Türkiye 2001 krizi sonrasında yüzde 60’lar bandında seyreden enflasyonu geriletmeyi başarmış ve yüzde 10 düzeyine indirmiş idi. Enflasyondaki düşüşe koşut olarak faiz oranları da yüzde 20’ler düzeyine geriledi. Oysa, gerek TCMB’nin gecelik faizleri (dönemin politika), gerekse kredi faiz oranları reel olarak yüzde 10-15 düzeyinde korundu. Yüksek faiz uygulaması dönem boyunca Türkiye’nin yükselen bir piyasa ekonomisi olarak ayırt edici özelliği idi. Ancak yüksek faiz, konunun sadece bir boyutu idi. Yabancı yatırımcıları Türkiye’de cezbeden asıl işlem “carry trade” diye de anılan spekülatif sıcak para hareketleriydi.

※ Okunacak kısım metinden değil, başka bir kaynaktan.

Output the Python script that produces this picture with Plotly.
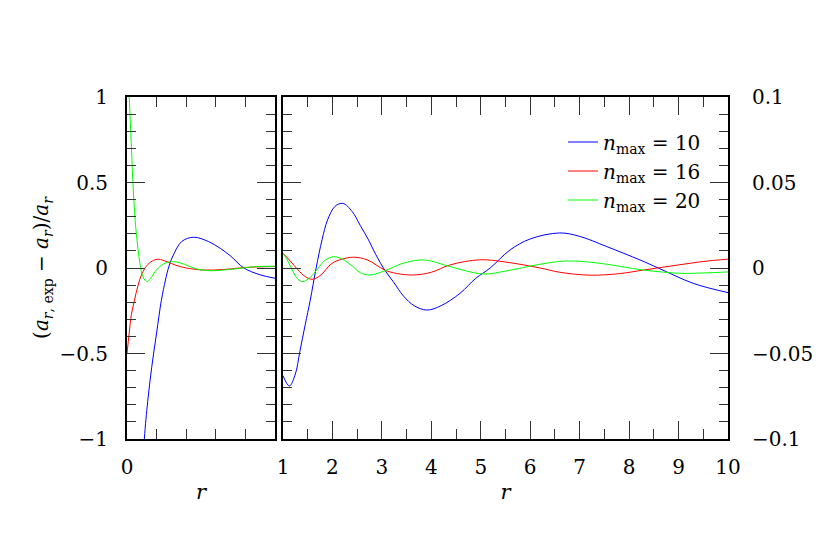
import plotly.graph_objects as go

# ---------------- data ----------------
series_names = ["<i>n</i><sub>max</sub> = 10", "<i>n</i><sub>max</sub> = 16", "<i>n</i><sub>max</sub> = 20"]
series_colors = ["#0000ff", "#ff0000", "#00ff00"]

# left panel, r in [0, 1]
r_left_n10 = [0.0, 0.05, 0.08, 0.117, 0.14, 0.167, 0.2, 0.232, 0.26, 0.28, 0.31, 0.37, 0.45,
              0.55, 0.63, 0.7, 0.79, 0.9, 1.0]
err_left_n10 = [-3.8, -2.2, -1.55, -1.0, -0.78, -0.58, -0.38, -0.19, -0.07, 0.0, 0.07, 0.155, 0.18,
                0.155, 0.115, 0.07, 0.0, -0.04, -0.06]

r_left_n16 = [0.0, 0.015, 0.03, 0.05, 0.075, 0.1, 0.14, 0.18, 0.214, 0.27, 0.33, 0.40, 0.52,
              0.65, 0.8, 1.0]
err_left_n16 = [-0.5, -0.38, -0.27, -0.19, -0.1, -0.035, 0.02, 0.045, 0.051, 0.037, 0.016, 0.0, -0.012,
                -0.009, 0.003, 0.009]

r_left_n20 = [0.0, 0.015, 0.03, 0.04, 0.055, 0.068, 0.085, 0.1, 0.12, 0.135, 0.16, 0.2, 0.25,
              0.30, 0.36, 0.42, 0.48, 0.57, 0.7, 0.87, 1.0]
err_left_n20 = [1.25, 1.0, 0.7, 0.5, 0.28, 0.16, 0.04, -0.03, -0.07, -0.08, -0.06, -0.01, 0.025,
                0.037, 0.03, 0.01, -0.008, -0.016, -0.008, 0.008, 0.01]

# right panel, r in [1, 10]
r_right_n10 = [1.0, 1.13, 1.25, 1.34, 1.45, 1.55, 1.67, 1.79, 1.9, 2.05, 2.21, 2.4, 2.56, 2.73,
               2.83, 3.03, 3.23, 3.44, 3.65, 3.91, 4.2, 4.58, 4.9, 5.19, 5.59, 6.0, 6.6, 7.0,
               7.55, 8.22, 8.59, 9.3, 10.0]
err_right_n10 = [-0.063, -0.069, -0.062, -0.049, -0.033, -0.019, 0.0, 0.0165, 0.028, 0.036, 0.0378,
                 0.033, 0.025, 0.0164, 0.0105, 0.0, -0.008, -0.0165, -0.022, -0.0246, -0.022,
                 -0.0148, -0.006, 0.0, 0.0105, 0.017, 0.0205, 0.0185, 0.0125, 0.0047, 0.0,
                 -0.009, -0.0144]

r_right_n16 = [1.0, 1.15, 1.3, 1.45, 1.59, 1.75, 1.99, 2.2, 2.43, 2.7, 3.06, 3.3, 3.64, 4.0, 4.38,
               4.98, 5.5, 6.2, 6.6, 7.21, 7.8, 8.29, 9.0, 9.5, 10.0]
err_right_n16 = [0.0086, 0.004, -0.001, -0.005, -0.0066, -0.0045, 0.0027, 0.0052, 0.0063, 0.0048,
                 -0.0012, -0.0032, -0.0041, -0.0025, 0.0018, 0.0048, 0.0035, 0.0, -0.0025,
                 -0.0042, -0.0033, -0.0012, 0.0018, 0.0038, 0.0052]

r_right_n20 = [1.0, 1.1, 1.2, 1.3, 1.4, 1.55, 1.7, 1.85, 2.02, 2.2, 2.4, 2.56, 2.76, 3.06, 3.4,
               3.77, 4.0, 4.38, 5.05, 5.5, 6.2, 6.74, 7.4, 8.29, 9.03, 9.5, 10.0]
err_right_n20 = [0.0086, 0.004, -0.002, -0.0065, -0.008, -0.0055, -0.0005, 0.0045, 0.0066, 0.0052,
                 0.0012, -0.0027, -0.0041, -0.0016, 0.0025, 0.0047, 0.004, 0.0008, -0.0035,
                 -0.0018, 0.0022, 0.0041, 0.0028, -0.0012, -0.0031, -0.0029, -0.0023]

left_x = [r_left_n10, r_left_n16, r_left_n20]
left_y = [err_left_n10, err_left_n16, err_left_n20]
right_x = [r_right_n10, r_right_n16, r_right_n20]
right_y = [err_right_n10, err_right_n16, err_right_n20]

left_xticks = [0, 0.2, 0.4, 0.6, 0.8, 1.0]
left_xticktext = ["0", "", "", "", "", ""]

# ---------------- figure ----------------
W, H = 830, 550
FONT = "DejaVu Serif"
FS = 20

fig = go.Figure()
for name, col, xs, ys in zip(series_names, series_colors, left_x, left_y):
    fig.add_trace(go.Scatter(x=xs, y=ys, mode="lines", line=dict(color=col, width=1, shape="spline"),
                             xaxis="x", yaxis="y", showlegend=False, hoverinfo="skip"))
for name, col, xs, ys in zip(series_names, series_colors, right_x, right_y):
    fig.add_trace(go.Scatter(x=xs, y=ys, mode="lines", line=dict(color=col, width=1, shape="spline"),
                             xaxis="x2", yaxis="y2", name=name, showlegend=True))


def px_x(p):
    return p / W


def px_y(p):
    return 1 - p / H


ydom = [px_y(439), px_y(97)]
tickc = "#333333"
tfont = dict(family=FONT, size=FS, color="black")
common = dict(showgrid=False, zeroline=False, showline=True, linecolor="black", linewidth=2,
              mirror="allticks", ticks="inside", tickcolor=tickc, tickwidth=1.2, automargin=False,
              tickfont=tfont)

fig.update_layout(
    width=W, height=H,
    margin=dict(l=0, r=0, t=0, b=0, autoexpand=False),
    paper_bgcolor="white", plot_bgcolor="white",
    font=dict(family=FONT, size=FS, color="black"),
    xaxis=dict(domain=[px_x(127), px_x(275)], range=[0, 1], anchor="y",
               tickmode="array", tickvals=left_xticks, ticktext=left_xticktext, ticklen=10,
               ticklabelstandoff=9,
               title=dict(text="<i>r</i>", standoff=6, font=dict(family=FONT, size=21)), **common),
    yaxis=dict(domain=ydom, range=[-1, 1], anchor="x", tick0=0, dtick=0.5, ticklen=18,
               minor=dict(dtick=0.1, ticklen=9, ticks="inside", tickcolor=tickc, tickwidth=1.2),
               ticklabelstandoff=13,
               title=dict(text="(<i>a</i><sub><i>r</i>, exp</sub> − <i>a</i><sub><i>r</i></sub>)/<i>a</i><sub><i>r</i></sub>",
                          standoff=5, font=dict(family=FONT, size=FS)), **common),
    xaxis2=dict(domain=[px_x(283), px_x(728)], range=[1, 10], anchor="y2", tick0=0, dtick=1,
                ticklen=18, minor=dict(dtick=0.5, ticklen=10, ticks="inside", tickcolor=tickc, tickwidth=1.2),
                ticklabelstandoff=9,
                title=dict(text="<i>r</i>", standoff=6, font=dict(family=FONT, size=21)), **common),
    yaxis2=dict(domain=ydom, range=[-0.1, 0.1], anchor="x2", side="right", tick0=0, dtick=0.05,
                ticklen=18, minor=dict(dtick=0.01, ticklen=9, ticks="inside", tickcolor=tickc, tickwidth=1.2),
                ticklabelstandoff=18, **common),
    legend=dict(x=px_x(706), xanchor="right", y=px_y(171), yanchor="middle",
                bgcolor="rgba(0,0,0,0)", font=dict(family=FONT, size=FS, color="black"),
                tracegroupgap=0),
    showlegend=True,
)

fig.write_html("out.html", config={"displayModeBar": False},
               post_script="document.body.style.margin='0';document.body.style.overflow='hidden';")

İşlemi şöyle bir örnek ile açıklayalım: “Yabancı” bir finans yatırımcısının, faizlerin çok ucuz olduğu Japonya ya da benzeri bir ülkeden borçlandığını ve elindeki döviz fonlarını Türkiye’ye getirdiğini varsayalım. O günkü döviz kurundan TL’ye çevrilen fonların yüksek faiz veren bir finansal varlığa yatırıldığını düşünelim. Örneğin Türkiye’de sunulan yüzde 25’lik faizler ile, gelişmiş ülkelerde neredeyse yüzde 3-4 düzeyinde olan faiz farkı karşılaştırıldığında bu işlemin ne kadar tatlı kârlar sunduğunu ve uluslararası finans tekellerinin iştahını ne denli kabartmakta olduğunu tahmin etmek güç olmasa gerek. Dönem sonunda, vadesi bitmiş olan kâğıtlar satılıp, TL’den dövize tekrardan geri dönülüyor. Küresel finans dünyasının spekülatif kazançları şiştikçe şişiyor.Aşağıdaki grafikte ele aldığımız dönem boyunca Türkiye’nin bu tür işlemler aracılığıyla uluslararası yatırımcılara sunmakta olduğu spekülatif getirisinin büyüklüğü gösterilmekte. Hesaplamalardan, Türkiye’nin uluslararası finans spekülatörlerine yıllık ortalama olarak yüzde 20-50 civarında bir getiri sunduğu anlaşılıyor. Sunulan getiri 2003 boyunca yüzde 70’lere uzanıyor (her bir dolarlık yabancı yatırıma, 70 sentlik kazanç!). 2006’nın “mayıs-haziran çalkantısı” sırasında Türkiye’de yaşanan yüksek oranlı kur aşınması (devalüasyon) neticesinde bu işlemin sunduğu spekülatif kazançlar eriyor ve neredeyse sıfırlanıyor. TCMB’nin, sıcak paraya dayalı sermaye girişlerini özendirmek üzere temmuz ayından başlayarak “aktif” bir faiz politikası güttüğü, şekilden rahatlıkla takip edilebiliyor.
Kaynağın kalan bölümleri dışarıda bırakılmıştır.